Will computer to DAC replace transports and cdp's?


From my limited reading it seems that a cd burned to a hard drive will be a bit for bit copy because of the software programs used to rip music files. A transport has to get it right the first time and feed the info to a dac. Wavelength audio has some interesting articles about computer based systems and have made a strong statement that a transport will never be able to compete with a hard drive>dac combo.
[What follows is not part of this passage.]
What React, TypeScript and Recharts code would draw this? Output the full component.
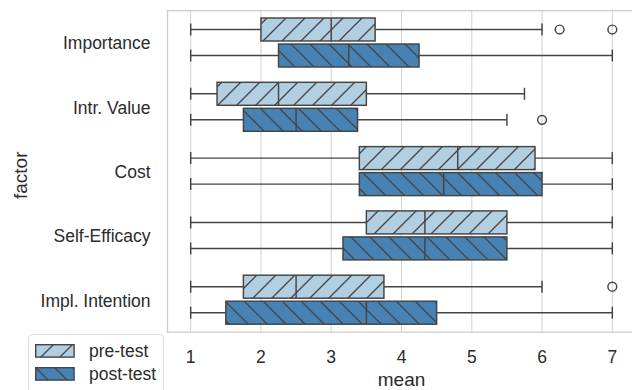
import React from 'react';
import { ComposedChart, Bar, XAxis, YAxis, CartesianGrid, ReferenceArea, Legend, Label } from 'recharts';

// ---- data ----
const factors = ['Importance', 'Intr. Value', 'Cost', 'Self-Efficacy', 'Impl. Intention'];
const seriesNames = ['pre-test', 'post-test'];
const xTicks = [1, 2, 3, 4, 5, 6, 7];

const preLow = [1, 1, 1, 1, 1];
const preQ1 = [2, 1.375, 3.4, 3.5, 1.75];
const preMedian = [3, 2.25, 4.8, 4.333, 2.5];
const preQ3 = [3.625, 3.5, 5.9, 5.5, 3.75];
const preHigh = [6, 5.75, 7, 7, 6];
const preOutliers = [[6.25, 7], [], [], [], [7]];

const postLow = [1, 1, 1, 1, 1];
const postQ1 = [2.25, 1.75, 3.4, 3.167, 1.5];
const postMedian = [3.25, 2.5, 4.6, 4.333, 3.5];
const postQ3 = [4.25, 3.375, 6, 5.5, 4.5];
const postHigh = [7, 5.5, 7, 7, 7];
const postOutliers = [[], [6], [], [], []];

const data = factors.map((f, i) => ({
  factor: f,
  pre: { low: preLow[i], q1: preQ1[i], med: preMedian[i], q3: preQ3[i], high: preHigh[i], out: preOutliers[i] },
  post: { low: postLow[i], q1: postQ1[i], med: postMedian[i], q3: postQ3[i], high: postHigh[i], out: postOutliers[i] },
  preRange: [preLow[i], preHigh[i]],
  postRange: [postLow[i], postHigh[i]],
}));

// ---- styles ----
const FONT = '"Liberation Sans", Arial, sans-serif';
const TEXT = '#2b2b2b';
const EDGE = '#444444';
const PRE_FILL = '#b2cee1';
const POST_FILL = '#4682b4';
const HATCH = 19;
const SW = 1.45;

const makeShape = (key: 'pre' | 'post', patternId: string) => (props: any) => {
  const { x, y, width, height, payload } = props;
  const s = payload[key];
  const px = (v: number) => x + ((v - s.low) / (s.high - s.low)) * width;
  const cy = y + height / 2;
  const capH = height * 0.5;
  return (
    <g>
      <line x1={px(s.low)} x2={px(s.q1)} y1={cy} y2={cy} stroke={EDGE} strokeWidth={SW} />
      <line x1={px(s.q3)} x2={px(s.high)} y1={cy} y2={cy} stroke={EDGE} strokeWidth={SW} />
      <line x1={px(s.low)} x2={px(s.low)} y1={cy - capH / 2} y2={cy + capH / 2} stroke={EDGE} strokeWidth={SW} />
      <line x1={px(s.high)} x2={px(s.high)} y1={cy - capH / 2} y2={cy + capH / 2} stroke={EDGE} strokeWidth={SW} />
      <rect
        x={px(s.q1)}
        y={y + 0.5}
        width={px(s.q3) - px(s.q1)}
        height={height - 1}
        fill={`url(#${patternId})`}
        stroke={EDGE}
        strokeWidth={SW}
      />
      <line x1={px(s.med)} x2={px(s.med)} y1={y + 0.5} y2={y + height - 0.5} stroke={EDGE} strokeWidth={SW} />
      {s.out.map((o: number, k: number) => (
        <circle key={k} cx={px(o)} cy={cy} r={4.4} fill="none" stroke={EDGE} strokeWidth={SW} />
      ))}
    </g>
  );
};

const PatternDefs = ({ pre, post }: { pre: string; post: string }) => (
  <defs>
    <pattern id={pre} patternUnits="userSpaceOnUse" width={HATCH} height={HATCH}>
      <rect width={HATCH} height={HATCH} fill={PRE_FILL} />
      <path
        d={`M0,${HATCH} L${HATCH},0 M-2,2 L2,-2 M${HATCH - 2},${HATCH + 2} L${HATCH + 2},${HATCH - 2}`}
        stroke={EDGE}
        strokeWidth={1.3}
      />
    </pattern>
    <pattern id={post} patternUnits="userSpaceOnUse" width={HATCH} height={HATCH}>
      <rect width={HATCH} height={HATCH} fill={POST_FILL} />
      <path
        d={`M0,0 L${HATCH},${HATCH} M-2,${HATCH - 2} L2,${HATCH + 2} M${HATCH - 2},-2 L${HATCH + 2},2`}
        stroke={EDGE}
        strokeWidth={1.3}
      />
    </pattern>
  </defs>
);

const XTick = (props: any) => {
  const { x, y, payload } = props;
  return (
    <text x={x} y={y + 30.5} textAnchor="middle" fontSize={17.5} fontFamily={FONT} fill={TEXT}>
      {payload.value}
    </text>
  );
};

const YTick = (props: any) => {
  const { x, y, payload } = props;
  return (
    <text x={x - 17} y={y + 6.8} textAnchor="end" fontSize={17.5} fontFamily={FONT} fill={TEXT}>
      {payload.value}
    </text>
  );
};

const XLabel = (props: any) => {
  const vb = props.viewBox;
  return (
    <text x={vb.x + vb.width / 2} y={386} textAnchor="middle" fontSize={19} fontFamily={FONT} fill={TEXT}>
      mean
    </text>
  );
};

const YLabel = (props: any) => {
  const vb = props.viewBox;
  const cy = vb.y + vb.height / 2 + 4;
  return (
    <text
      x={27}
      y={cy}
      transform={`rotate(-90, 27, ${cy})`}
      textAnchor="middle"
      fontSize={19}
      fontFamily={FONT}
      fill={TEXT}
    >
      factor
    </text>
  );
};

const LegendContent = () => {
  const fills = ['lgPre', 'lgPost'];
  return (
    <div
      style={{
        position: 'relative',
        width: 136,
        height: 62,
        boxSizing: 'border-box',
        border: '1px solid #dcdcdc',
        borderRadius: 4,
        background: '#fff',
        fontFamily: FONT,
      }}
    >
      <svg width={0} height={0} style={{ position: 'absolute' }}>
        <PatternDefs pre="lgPre" post="lgPost" />
      </svg>
      {seriesNames.map((name, i) => (
        <div key={name} style={{ position: 'absolute', left: 6, top: 8.5 + i * 23.4, height: 14, display: 'flex', alignItems: 'center' }}>
          <svg width={40} height={14} style={{ display: 'block' }}>
            <rect x={0.7} y={0.7} width={38.4} height={12.4} fill={`url(#${fills[i]})`} stroke={EDGE} strokeWidth={1.4} />
          </svg>
          <span style={{ marginLeft: 14, fontSize: 17.5, color: TEXT, lineHeight: '14px', whiteSpace: 'nowrap' }}>{name}</span>
        </div>
      ))}
    </div>
  );
};

export default function App() {
  return (
    <div style={{ position: 'absolute', left: 0, top: 0, width: 632, height: 390, overflow: 'hidden', background: '#fff' }}>
      <ComposedChart
        width={640}
        height={390}
        data={data}
        layout="vertical"
        margin={{ top: 10.5, right: 4.5, bottom: 0, left: 0 }}
        barGap={2}
      >
        <PatternDefs pre="hatchPre" post="hatchPost" />
        <CartesianGrid horizontal={false} vertical stroke="#d5d5d5" strokeWidth={1.1} />
        <XAxis
          type="number"
          domain={[0.67, 7.33]}
          ticks={xTicks}
          allowDataOverflow
          height={58}
          axisLine={false}
          tickLine={false}
          tickSize={0}
          tickMargin={0}
          tick={<XTick />}
          interval={0}
        >
          <Label content={<XLabel />} />
        </XAxis>
        <YAxis
          type="category"
          dataKey="factor"
          width={167.5}
          axisLine={false}
          tickLine={false}
          tickSize={0}
          tickMargin={0}
          tick={<YTick />}
          interval={0}
        >
          <Label content={<YLabel />} />
        </YAxis>
        <ReferenceArea x1={0.67} x2={7.33} fill="none" stroke="#cccccc" strokeWidth={1.25} ifOverflow="visible" />
        <Bar dataKey="preRange" name={seriesNames[0]} barSize={24} isAnimationActive={false} shape={makeShape('pre', 'hatchPre')} />
        <Bar dataKey="postRange" name={seriesNames[1]} barSize={24} isAnimationActive={false} shape={makeShape('post', 'hatchPost')} />
        <Legend
          layout="horizontal"
          verticalAlign="middle"
          align="center"
          wrapperStyle={{ left: 28, top: 334, width: 136, height: 62 }}
          content={<LegendContent />}
        />
      </ComposedChart>
    </div>
  );
}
Anybody care to share their thoughts?
kublakhan

Showing 5 responses by hi5harry

I moved to computer audio 3 years ago and it is FUN. I sit in my listening chair and with my wireless mouse, can pull up any cd in 5 seconds! My kids are starting to enjoy the old rock/ blues cd's, so when I find a cd case, it rarely has the right cd(or any cd) in the case). Not the end of the world anymore, because I never use them.
Next big plus is I have a friend who gets music bootlegs that never made it to the recording studio. I import these on my hard drive and am blown away by the raw live recordings we would never hear otherwise.
Last, I have some recordings made from vinyl recorded at 24/96 that are really stunning. Some were made by me, but some were made with a friends analog system with a Colibri cartridge based system , with pristine albums. The sound of those special recordings is like nothing I have ever heard in my system.
I use Adobe Audition, only burn in wave files, sent out thru the USB port by the amazing Empirical Audio Off Ramp Turbo to a TRL modified Audiomeca Enkianthus X dac.
Hope this helps anyone sitting on the fence. Digital has finally found it's true potential in my system.
It's a pc with two Seagate hard drives, Windows XP pro,I use Adobe Audition to list the music and show the wave files. The Empirical Audio off ramp turbo uses an M audio Transit out the USB port (5 meters is the limit) to a black box containing the guts of the off ramp turbo (mine is powered by an ac plug (or a battery for critical listening). That is pig tailed to a 3 inch wire to rca plug to my Dac that recognized anything up to 24/96. I am not very computer savy, so I hope this is what your are asking. I also have a lynx 2 soundcard in it I am not really using anymore, but I had a digital breakout box that connected to a Rca digital cable into my dac before the Off Ramp
I bought my off ramp turbo used for $750. and sold two digital cables for $700. So it wasn't too bad. It did make over 500 cd's sound MUCH better and I needed to play all the vinyl I ripped at 24/96 (my linx won't pass 24/96 out digitally).
We Audiogoner's know we are on the lunatic fringe( $1000.00 for a power cable or $500.00 in chemicals to make a 16/44 cd sound better???)
I have no affiliation with Empirical Audio, just trying to save some people from not getting the most out of there computer audio. Hey Tvad, Corvette convertible( All tricked out) can't use the word "spendy". Just having some fun.
Remember computer transports aren't limited to 16/44, spin at a much higher speed than cd transports, don't loose any data (computers can't afford to loose data), don't have to have a correction circut to guess what is correct.
They are like stereo's in the fact different power supplys offer different sound . Some control the bass better , some have better midrange etc. You can download a ton of free things, like upsamplers etc.
I have owned a Levinson 37, a CEC tl,a Sony 777, an Ayre d1x and now the Audiomeca Mepisto . I think the computer, with the off ramp turbo may be better in my system. Hope this helps
Hi Jeremy,
Assuming we can burn the info off the cd in a bit perfect manner (many programs can),then what you have is two mediums with the same data. One is a 50 cent piece of plastic that is prone to scratches, in a poor clamped transport that looses data and corrects for it, with some vibration in the horizontal plane. The other is a bearing, platter and read mechanism that is built to strict tolerances, extracts data in a perfect manner, and does not scratch like plastic. They have a lot less vibration because the industry has spent billions in R & D.
We need look no further than phono cartriges. A better phono cartridge extracts the data from the same record better, the data (the record) is the same.
So in the playback of that data, the dac is presented with all the data, in a more perfect manner.
You are probably correct about hi rez as we know it (SACD & DVD_A) won't last . Computer audio has a lot less boundries. 24/96 and 24/192 is fine if you have the hard drive space. Has anyone heard Wilson Audio's master recordings at CES. They are breathtaking!!! Why can't we pay more and get what we really want?